Exercise aim →
Exclude the pictures, then repeat the remaining data exactly.

Supplied material →
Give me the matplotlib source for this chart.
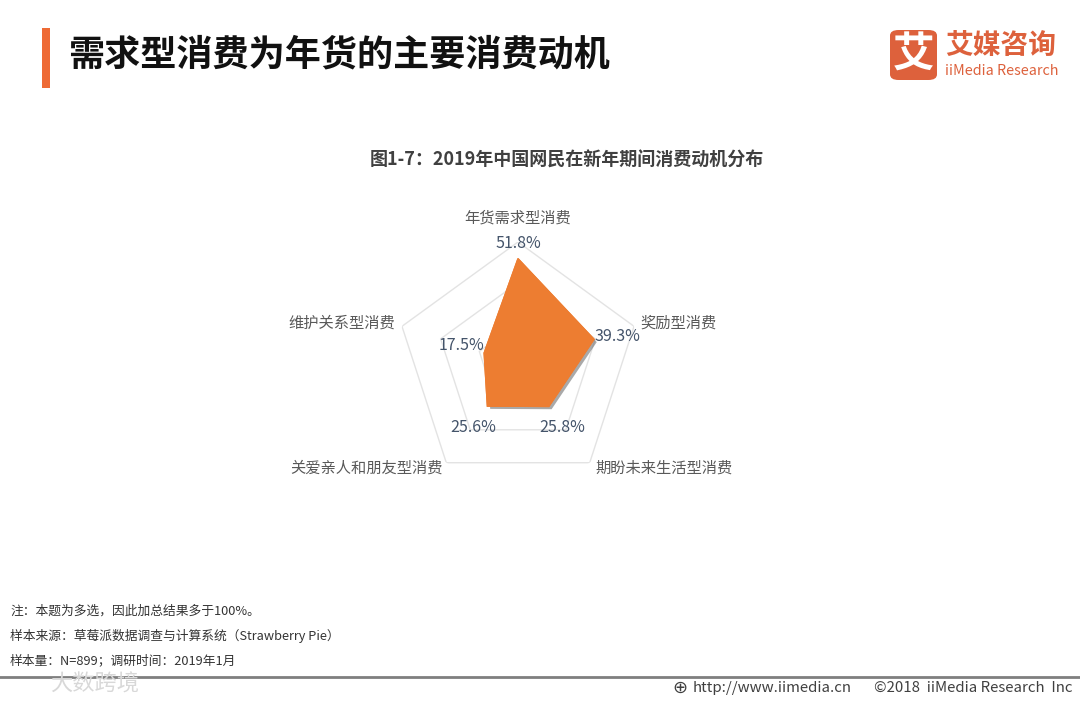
import numpy as np
import matplotlib
matplotlib.use("Agg")
import matplotlib.pyplot as plt
import matplotlib.patheffects as pe
from matplotlib.patches import FancyBboxPatch, Rectangle

plt.rcParams['font.family'] = ['Noto Sans CJK SC', 'DejaVu Sans']

# data
categories = ["年货需求型消费", "奖励型消费", "期盼未来生活型消费", "关爱亲人和朋友型消费", "维护关系型消费"]
values = [51.8, 39.3, 25.8, 25.6, 17.5]
grid_levels = [20, 40, 60]
r_max = 60

title = "需求型消费为年货的主要消费动机"
chart_title = "图1-7：2019年中国网民在新年期间消费动机分布"
notes = ["注：本题为多选，因此加总结果多于100%。",
         "样本来源：草莓派数据调查与计算系统（Strawberry Pie）",
         "样本量：N=899；调研时间：2019年1月"]

W, H = 1080, 702
fig = plt.figure(figsize=(W / 100, H / 100), dpi=100)
fig.patch.set_facecolor("white")

# header
fig.add_artist(Rectangle((42 / W, 1 - 88 / H), 8 / W, 60 / H, transform=fig.transFigure,
                         facecolor="#EE6A35", edgecolor="none"))
fig.text(68 / W, 1 - 55 / H, title, fontsize=26, fontweight="bold", color="#111111",
         ha="left", va="center")

# logo
fig.add_artist(FancyBboxPatch((890 / W, 1 - 80 / H), 47 / W, 50 / H, transform=fig.transFigure,
                              boxstyle="round,pad=0,rounding_size=0.008",
                              facecolor="#DD613C", edgecolor="none"))
fig.text(913.5 / W, 1 - 56 / H, "艾", fontsize=30, fontweight="bold", color="white",
         ha="center", va="center")
fig.text(945 / W, 1 - 46 / H, "艾媒咨询", fontsize=20, fontweight="bold", color="#DD613C",
         ha="left", va="center")
fig.text(945 / W, 1 - 71 / H, "iiMedia Research", fontsize=10.3, color="#DD613C",
         ha="left", va="center")

fig.text(567 / W, 1 - 160 / H, chart_title, fontsize=13, fontweight="bold", color="#404040",
         ha="center", va="center")

# radar
cx, cy, R = 518, 364, 122
ax = fig.add_axes([(cx - R) / W, (H - cy - R) / H, 2 * R / W, 2 * R / H], projection="polar")
ax.set_theta_offset(np.pi / 2)
ax.set_theta_direction(-1)
ax.set_ylim(0, r_max)
ax.set_xticks([])
ax.set_yticks([])
ax.grid(False)
ax.spines["polar"].set_visible(False)
ax.patch.set_alpha(0)

n = len(categories)
theta = np.arange(n) * 2 * np.pi / n
theta_c = np.append(theta, theta[0])

for lv in grid_levels:
    ax.plot(theta_c, [lv] * (n + 1), color="#E3E3E3", lw=1, zorder=1)

vals_c = np.append(values, values[0])
ax.fill(theta_c, vals_c, color="#ED7D31", zorder=3,
        path_effects=[pe.withSimplePatchShadow(offset=(2, -2), shadow_rgbFace="#555555", alpha=0.5),
                      pe.Normal()])

# category labels
cat_off = [((0, 24), "center"), ((6, 3), "left"), ((6, -5), "left"),
           ((-3, -5), "right"), ((-7, 3), "right")]
for t, lab, (off, ha) in zip(theta, categories, cat_off):
    ax.annotate(lab, xy=(t, r_max), xytext=off, textcoords="offset pixels",
                ha=ha, va="center", fontsize=11, color="#595959", annotation_clip=False)

# value labels
val_off = [(0, 15), (23, 3), (13, -21), (-14, -21), (-23, 8)]
for t, v, off in zip(theta, values, val_off):
    ax.annotate(f"{v}%", xy=(t, v), xytext=off, textcoords="offset pixels",
                ha="center", va="center", fontsize=11.5, color="#44546A", zorder=5,
                annotation_clip=False)

# footer notes
for i, s in enumerate(notes):
    fig.text(10 / W, 1 - (611 + 25 * i) / H, s, fontsize=9.2, color="#333333",
             ha="left", va="center")

fig.text(95 / W, 1 - 684 / H, "大数跨境", fontsize=16, color="#D8D8D8", ha="center", va="center")
fig.add_artist(plt.Line2D([0, 1], [1 - 677 / H, 1 - 677 / H], transform=fig.transFigure,
                          color="#7F7F7F", lw=2))
fig.text(680 / W, 1 - 688 / H, "⊕", fontsize=13, color="#404040", ha="center", va="center",
         family="DejaVu Sans")
fig.text(693 / W, 1 - 688 / H, "http://www.iimedia.cn", fontsize=10.8, color="#404040",
         ha="left", va="center")
fig.text(1072 / W, 1 - 688 / H, "©2018  iiMedia Research  Inc", fontsize=10.8, color="#404040",
         ha="right", va="center")

fig.savefig("out.png", dpi=100)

Exercise answer →
Give me the matplotlib source for this chart.
import numpy as np
import matplotlib
matplotlib.use("Agg")
import matplotlib.pyplot as plt
import matplotlib.patheffects as pe
from matplotlib.patches import FancyBboxPatch, Rectangle

plt.rcParams['font.family'] = ['Noto Sans CJK SC', 'DejaVu Sans']

# data
categories = ["年货需求型消费", "奖励型消费", "期盼未来生活型消费", "关爱亲人和朋友型消费", "维护关系型消费"]
values = [51.8, 39.3, 25.8, 25.6, 17.5]
grid_levels = [20, 40, 60]
r_max = 60

title = "需求型消费为年货的主要消费动机"
chart_title = "图1-7：2019年中国网民在新年期间消费动机分布"
notes = ["注：本题为多选，因此加总结果多于100%。",
         "样本来源：草莓派数据调查与计算系统（Strawberry Pie）",
         "样本量：N=899；调研时间：2019年1月"]

W, H = 1080, 702
fig = plt.figure(figsize=(W / 100, H / 100), dpi=100)
fig.patch.set_facecolor("white")

# header
fig.add_artist(Rectangle((42 / W, 1 - 88 / H), 8 / W, 60 / H, transform=fig.transFigure,
                         facecolor="#EE6A35", edgecolor="none"))
fig.text(68 / W, 1 - 55 / H, title, fontsize=26, fontweight="bold", color="#111111",
         ha="left", va="center")

# logo
fig.add_artist(FancyBboxPatch((890 / W, 1 - 80 / H), 47 / W, 50 / H, transform=fig.transFigure,
                              boxstyle="round,pad=0,rounding_size=0.008",
                              facecolor="#DD613C", edgecolor="none"))
fig.text(913.5 / W, 1 - 56 / H, "艾", fontsize=30, fontweight="bold", color="white",
         ha="center", va="center")
fig.text(945 / W, 1 - 46 / H, "艾媒咨询", fontsize=20, fontweight="bold", color="#DD613C",
         ha="left", va="center")
fig.text(945 / W, 1 - 71 / H, "iiMedia Research", fontsize=10.3, color="#DD613C",
         ha="left", va="center")

fig.text(567 / W, 1 - 160 / H, chart_title, fontsize=13, fontweight="bold", color="#404040",
         ha="center", va="center")

# radar
cx, cy, R = 518, 364, 122
ax = fig.add_axes([(cx - R) / W, (H - cy - R) / H, 2 * R / W, 2 * R / H], projection="polar")
ax.set_theta_offset(np.pi / 2)
ax.set_theta_direction(-1)
ax.set_ylim(0, r_max)
ax.set_xticks([])
ax.set_yticks([])
ax.grid(False)
ax.spines["polar"].set_visible(False)
ax.patch.set_alpha(0)

n = len(categories)
theta = np.arange(n) * 2 * np.pi / n
theta_c = np.append(theta, theta[0])

for lv in grid_levels:
    ax.plot(theta_c, [lv] * (n + 1), color="#E3E3E3", lw=1, zorder=1)

vals_c = np.append(values, values[0])
ax.fill(theta_c, vals_c, color="#ED7D31", zorder=3,
        path_effects=[pe.withSimplePatchShadow(offset=(2, -2), shadow_rgbFace="#555555", alpha=0.5),
                      pe.Normal()])

# category labels
cat_off = [((0, 24), "center"), ((6, 3), "left"), ((6, -5), "left"),
           ((-3, -5), "right"), ((-7, 3), "right")]
for t, lab, (off, ha) in zip(theta, categories, cat_off):
    ax.annotate(lab, xy=(t, r_max), xytext=off, textcoords="offset pixels",
                ha=ha, va="center", fontsize=11, color="#595959", annotation_clip=False)

# value labels
val_off = [(0, 15), (23, 3), (13, -21), (-14, -21), (-23, 8)]
for t, v, off in zip(theta, values, val_off):
    ax.annotate(f"{v}%", xy=(t, v), xytext=off, textcoords="offset pixels",
                ha="center", va="center", fontsize=11.5, color="#44546A", zorder=5,
                annotation_clip=False)

# footer notes
for i, s in enumerate(notes):
    fig.text(10 / W, 1 - (611 + 25 * i) / H, s, fontsize=9.2, color="#333333",
             ha="left", va="center")

fig.text(95 / W, 1 - 684 / H, "大数跨境", fontsize=16, color="#D8D8D8", ha="center", va="center")
fig.add_artist(plt.Line2D([0, 1], [1 - 677 / H, 1 - 677 / H], transform=fig.transFigure,
                          color="#7F7F7F", lw=2))
fig.text(680 / W, 1 - 688 / H, "⊕", fontsize=13, color="#404040", ha="center", va="center",
         family="DejaVu Sans")
fig.text(693 / W, 1 - 688 / H, "http://www.iimedia.cn", fontsize=10.8, color="#404040",
         ha="left", va="center")
fig.text(1072 / W, 1 - 688 / H, "©2018  iiMedia Research  Inc", fontsize=10.8, color="#404040",
         ha="right", va="center")

fig.savefig("out.png", dpi=100)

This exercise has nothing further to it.